- Singriwala Location in Punjab, India Singriwala Singriwala (India)
- Coordinates: 31°30′40″N 75°51′58″E﻿ / ﻿31.5111°N 75.8662°E
- Country: India
- State: Punjab
- District: Hoshiarpur

Languages
- • Official: Punjabi
- Time zone: UTC+5:30 (IST)
- Vehicle registration: PB-
- Coastline: 0 kilometres (0 mi)

= Singriwala =

Singriwala is a village in Hoshiarpur district, in Punjab, India.

==History==

As the name indicates itself Singh+Garhi+Wala the fort of Sikhs in 16th century So called Singriwala later on.
Singriwala is a medium size village located in Hoshiarpur Tehsil of Hoshiarpur district, Punjab with total 376 families residing. The Singriwala village has population of 1800 of which 903 are males while 897 are females as per Population Census 2011.

In Singriwala village population of children with age 0-6 is 188 which makes up 10.44% of total population of village. Average Sex Ratio of Singriwala village is 993 which is higher than Punjab state average of 895. Child Sex Ratio for the Singriwala as per census is 918, higher than Punjab average of 846.

Singriwala village has higher literacy rate compared to Punjab. In 2011, literacy rate of Singriwala village was 87.84% compared to 75.84% of Punjab.
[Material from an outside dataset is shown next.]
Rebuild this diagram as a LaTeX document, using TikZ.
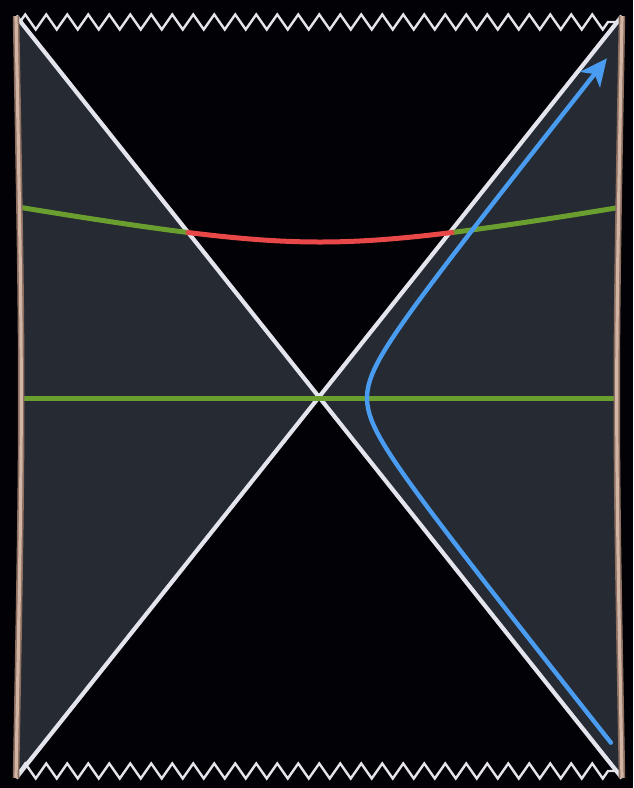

In Singriwala Male literacy stands at 91.93% while female literacy rate was 83.77%.

As per constitution of India and Panchyati Raaj Act, Singriwala village is administrated by Sarpanch (Head of Village) who is elected representative of village. Singriwala Pin code is 146022 and postal head office is Piplanwala.

Haiderwal (1 km), Dagana Kalan (2 km), Khalwana (2 km), Fatehgarh Niara (2 km), Korangna (2 km) are the nearby Villages to Singriwala. Singriwala is surrounded by Hoshiarpur-Ii Tehsil towards East, Adampur Tehsil towards west, Bhogpur Tehsil towards west, Bhunga Tehsil towards North .

Also, as this village is on the outskirts of Hoshiarpur City and Chandigarh Road Bypass pass from this village.

From 1950 to 1996, Singriwala was renowned for its Talliyan (ਟੱਲੀਆਂ)—finely crafted brass bells produced by melting scrap metal and other alloys and meticulously shaped by hand by the master craftsman (ਠਠਿਆਰ) Sudh Singh. Members of that generation, including those who later settled in Canada, the United States, and other countries abroad, continue to recall the distinctive, sharp, and melodious sound of the Talliyan (ਟੱਲੀਆਂ). This exceptional craftsmanship brought widespread recognition to the village throughout Punjab, as no other craftsman of the period was able to match the quality and excellence of these products..

Freedom fighters from Singriwala have also contributed to the independence of India. Names include Harbaksh Singh Dhami S/O Hajara Singh and his brother Rattan Singh Dhami S/O Hajara Singh.